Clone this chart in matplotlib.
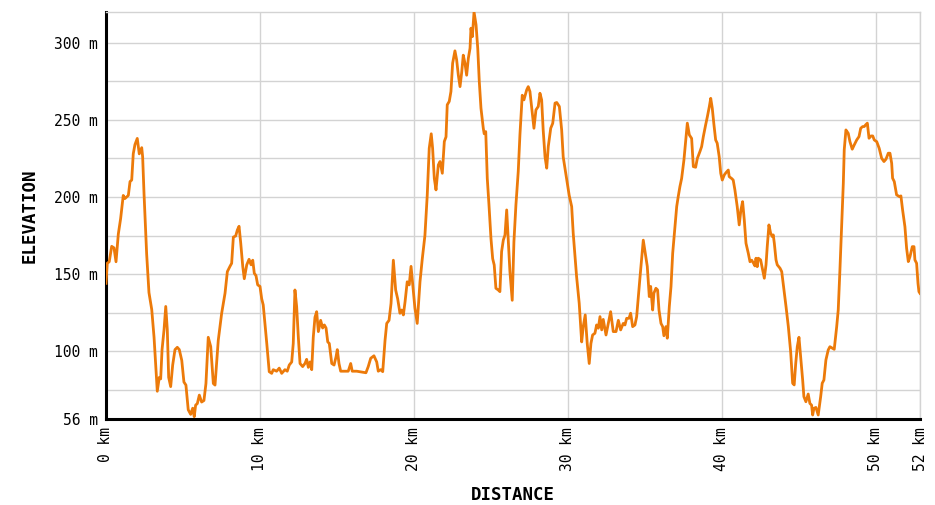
import matplotlib
matplotlib.use("Agg")
import matplotlib.pyplot as plt

# elevation profile (distance in km, elevation in m)
dist_km = [
    0.00, 0.08, 0.21, 0.37, 0.52, 0.65, 0.80, 0.95, 1.12, 1.23, 1.45, 1.56, 1.67, 1.77, 1.88,
    2.03, 2.16, 2.32, 2.38, 2.47, 2.64, 2.79, 2.97, 3.12, 3.25, 3.33, 3.46, 3.55, 3.64, 3.77,
    3.88, 3.98, 4.07, 4.20, 4.33, 4.48, 4.63, 4.76, 4.92, 5.06, 5.19, 5.34, 5.50, 5.63, 5.73,
    5.82, 5.93, 6.06, 6.21, 6.36, 6.49, 6.64, 6.80, 6.97, 7.08, 7.29, 7.51, 7.73, 7.88, 8.05,
    8.16, 8.27, 8.42, 8.53, 8.64, 8.75, 8.88, 8.98, 9.14, 9.29, 9.42, 9.53, 9.63, 9.74, 9.85,
    10.00, 10.11, 10.21, 10.44, 10.60, 10.76, 10.86, 11.08, 11.25, 11.41, 11.62, 11.77, 11.90,
    12.06, 12.16, 12.27, 12.38, 12.49, 12.60, 12.77, 12.92, 13.03, 13.14, 13.25, 13.36, 13.46,
    13.57, 13.68, 13.79, 13.94, 14.07, 14.18, 14.29, 14.40, 14.50, 14.66, 14.81, 14.94, 15.02,
    15.13, 15.24, 15.52, 15.73, 15.89, 15.99, 16.28, 16.60, 16.88, 17.03, 17.19, 17.40, 17.58,
    17.68, 17.84, 17.97, 18.12, 18.23, 18.38, 18.51, 18.66, 18.81, 18.94, 19.09, 19.20, 19.31,
    19.42, 19.56, 19.69, 19.81, 19.92, 20.06, 20.21, 20.39, 20.54, 20.71, 20.86, 20.99, 21.12,
    21.21, 21.32, 21.43, 21.58, 21.69, 21.84, 21.97, 22.08, 22.16, 22.29, 22.40, 22.51, 22.66,
    22.77, 22.88, 22.99, 23.10, 23.20, 23.31, 23.42, 23.53, 23.64, 23.70, 23.79, 23.90, 24.03,
    24.14, 24.24, 24.35, 24.50, 24.56, 24.66, 24.76, 24.87, 25.00, 25.11, 25.21, 25.32, 25.47,
    25.58, 25.69, 25.80, 25.91, 26.02, 26.12, 26.23, 26.38, 26.49, 26.62, 26.77, 26.88, 27.03,
    27.14, 27.32, 27.42, 27.53, 27.79, 27.92, 28.07, 28.18, 28.29, 28.39, 28.51, 28.62, 28.72,
    28.88, 29.01, 29.16, 29.27, 29.44, 29.59, 29.69, 29.92, 30.08, 30.24, 30.34, 30.56, 30.73,
    30.89, 30.99, 31.12, 31.25, 31.38, 31.49, 31.60, 31.75, 31.86, 31.97, 32.08, 32.19, 32.29,
    32.47, 32.62, 32.77, 32.94, 33.12, 33.27, 33.42, 33.59, 33.70, 33.81, 33.96, 34.07, 34.20,
    34.35, 34.46, 34.68, 34.89, 35.05, 35.15, 35.28, 35.37, 35.50, 35.58, 35.71, 35.82, 35.91,
    36.04, 36.15, 36.23, 36.36, 36.45, 36.58, 36.69, 36.80, 36.95, 37.06, 37.16, 37.27, 37.38,
    37.53, 37.66, 37.75, 37.88, 38.03, 38.14, 38.29, 38.40, 38.57, 38.68, 38.79, 38.94, 39.05,
    39.18, 39.27, 39.37, 39.48, 39.59, 39.69, 39.82, 39.92, 40.02, 40.15, 40.26, 40.41, 40.47,
    40.63, 40.73, 40.84, 40.99, 41.12, 41.23, 41.34, 41.45, 41.56, 41.71, 41.82, 41.93, 42.03,
    42.14, 42.21, 42.29, 42.36, 42.51, 42.64, 42.75, 42.86, 42.94, 43.05, 43.16, 43.27, 43.33,
    43.40, 43.51, 43.59, 43.77, 43.88, 44.03, 44.16, 44.31, 44.46, 44.59, 44.69, 44.79, 44.89,
    45.00, 45.11, 45.24, 45.32, 45.45, 45.60, 45.71, 45.82, 45.89, 45.97, 46.10, 46.25, 46.41,
    46.51, 46.62, 46.75, 46.90, 47.01, 47.19, 47.29, 47.45, 47.55, 47.66, 47.77, 47.88, 47.94,
    48.05, 48.20, 48.31, 48.46, 48.59, 48.75, 48.90, 49.01, 49.14, 49.24, 49.33, 49.44, 49.55,
    49.68, 49.79, 49.89, 50.05, 50.21, 50.37, 50.52, 50.65, 50.80, 50.91, 51.02, 51.08, 51.19,
    51.34, 51.51, 51.62, 51.73, 51.88, 51.99, 52.10, 52.21, 52.36, 52.47, 52.53, 52.64, 52.73,
    52.79, 52.86,
]

elev_m = [
    144, 157, 158, 168, 167, 158, 176, 186, 201, 199, 201, 210, 211, 228, 234,
    238, 228, 232, 226, 202, 163, 138, 127, 109, 88, 74, 83, 82, 101, 114,
    129, 114, 83, 77, 91, 101, 102.5, 101, 94, 80, 78, 62, 59, 63, 57.5,
    65, 66, 71.5, 67, 68, 79, 109, 103, 79, 78, 107, 124.5, 137.6, 151.6, 155,
    157, 174, 174.7, 178.6, 181, 170, 155, 147, 156, 159.6, 156, 159, 150.5, 149, 143,
    142, 134, 130, 105, 86.7, 85.6, 88, 87, 89, 85.6, 88, 87, 91,
    93, 105, 139.7, 129, 109, 92, 90, 92, 94.7, 89.5, 93, 88, 109,
    122, 125.6, 112.7, 120, 115, 117, 115, 106, 105, 92, 91, 96.4, 101,
    92, 87, 87, 87, 92, 87, 87, 86.5, 86, 90, 95.4, 97, 93,
    87, 88, 86.7, 107, 118, 120, 131, 159, 139.7, 134, 124.6, 126.7, 123.5,
    132, 145, 143, 155, 143, 128, 118, 145, 160, 175, 201, 231.6, 241,
    231.6, 212, 204.6, 220.8, 223, 215.4, 236, 239, 259.8, 262, 268.4, 286.8, 294.8,
    289, 279, 271.6, 281, 292, 286.8, 279, 290, 296.5, 309.5, 304, 320, 311.7,
    296.5, 275, 257.6, 244.6, 241, 242.4, 212, 194.9, 173, 160, 155.9, 140.8, 139.7,
    138.6, 164.6, 172, 175.4, 191.6, 173, 151.6, 133, 171, 194.9, 216.5, 240.3, 266,
    263, 269.5, 271.6, 268.4, 244.6, 256.5, 258.7, 267.3, 263, 243.5, 226, 218.7, 232.7,
    244.6, 247.8, 260.9, 261.3, 258.7, 243.5, 226, 211, 201, 193.8, 176.5, 148.3, 131,
    106, 115.9, 123.5, 105, 92, 105, 110.5, 111.6, 117, 114.9, 122.4, 113.8, 120.6,
    110.5, 118, 125.6, 112.7, 112.7, 120, 113.8, 118, 117, 121.3, 121.3, 124.6, 115.9,
    117, 122.4, 148.3, 172, 161.3, 155, 135.4, 142, 126.7, 137.6, 140.8, 139.7, 126.7,
    118, 115.9, 110, 115.9, 108.4, 128.9, 141.9, 163.5, 180.8, 193.8, 200.3, 206.8, 212,
    224, 238, 247.9, 240.3, 238, 219.7, 219.3, 225, 229.5, 232.7, 239.2, 246.8, 252,
    258.7, 264, 257.6, 246.8, 237, 234.9, 226.2, 215.4, 211, 214.3, 215.8, 217.5, 213.2,
    212, 211, 204.6, 193.8, 181.9, 191.6, 197, 185, 170, 163.5, 158, 159, 157.4,
    155.3, 160.3, 154.8, 160.3, 159.2, 152.7, 147.3, 156, 167.8, 181.9, 176.5, 174.3, 175.4,
    170, 159.2, 156, 153.8, 151.6, 139.7, 128.9, 115.9, 99.7, 79.2, 78.1, 92.1, 102.9,
    109, 96.4, 81.3, 70.5, 67.2, 72.2, 66.1, 65, 58.6, 62.9, 63.5, 58.6, 70.5,
    79.2, 81.3, 94.3, 100.8, 102.9, 101.8, 101.2, 115.9, 126.7, 152.7, 180.8, 208.9, 230.6,
    243.5, 241.3, 235.9, 231, 233.8, 237, 239.2, 244.6, 245.7, 245.7, 246.8, 247.9, 238.1,
    239.6, 239.6, 237, 235.9, 231.6, 225.1, 223, 224.5, 228.4, 228.4, 221.9, 212.2, 210,
    201.4, 200.3, 200.7, 191.6, 180.8, 166.8, 158.1, 161.3, 167.8, 167.8, 159.2, 157, 144,
    138.6, 137.5,
]

y_labeled = [56, 100, 150, 200, 250, 300]
y_minor = [75, 125, 175, 225, 275]
x_ticks = [0, 10, 20, 30, 40, 50]
y_min, y_max = 56, 320

line_color = '#ec7a0a'
grid_color = '#d3d3d3'
mono = 'DejaVu Sans Mono'

fig = plt.figure(figsize=(9.35, 5.05), dpi=100)
ax = fig.add_axes([106 / 935, 1 - 419 / 505, (920 - 106) / 935, (419 - 12) / 505])

ax.plot(dist_km, elev_m, color=line_color, linewidth=2.0, solid_joinstyle='round', zorder=3)

total_km = dist_km[-1]
ax.set_xlim(0, total_km)
ax.set_ylim(y_min, y_max)

# ticks and grid
ax.set_xticks(x_ticks + [total_km])
ax.set_xticklabels([f'{t} km' for t in x_ticks] + [f'{int(total_km)} km'],
                   rotation=90, fontfamily=mono, fontsize=10.5)
ax.set_yticks(y_labeled)
ax.set_yticklabels([f'{v} m' for v in y_labeled], fontfamily=mono, fontsize=10.5)
ax.set_yticks(y_minor, minor=True)
ax.tick_params(axis='both', which='both', length=0)
ax.tick_params(axis='x', pad=6)
ax.tick_params(axis='y', pad=6)
ax.grid(True, which='both', color=grid_color, linewidth=1.0, zorder=0)
ax.set_axisbelow(True)

for side in ['top', 'right']:
    ax.spines[side].set_color(grid_color)
    ax.spines[side].set_linewidth(1.0)
for side in ['left', 'bottom']:
    ax.spines[side].set_color('black')
    ax.spines[side].set_linewidth(2.2)

ax.set_xlabel('DISTANCE', fontfamily=mono, fontweight='bold', fontsize=12.5, labelpad=11)
ax.set_ylabel('ELEVATION', fontfamily=mono, fontweight='bold', fontsize=12.5, labelpad=11)

fig.savefig('out.png', dpi=100)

◆ ◆ ◆ ◆

:: The exercise ::
Your task is to reproduce exactly the lines from the start of the data above through the line containing "import matplotlib.pyplot as plt", leaving every picture out.

:: Exercise answer ::
Clone this chart in matplotlib.
import matplotlib
matplotlib.use("Agg")
import matplotlib.pyplot as plt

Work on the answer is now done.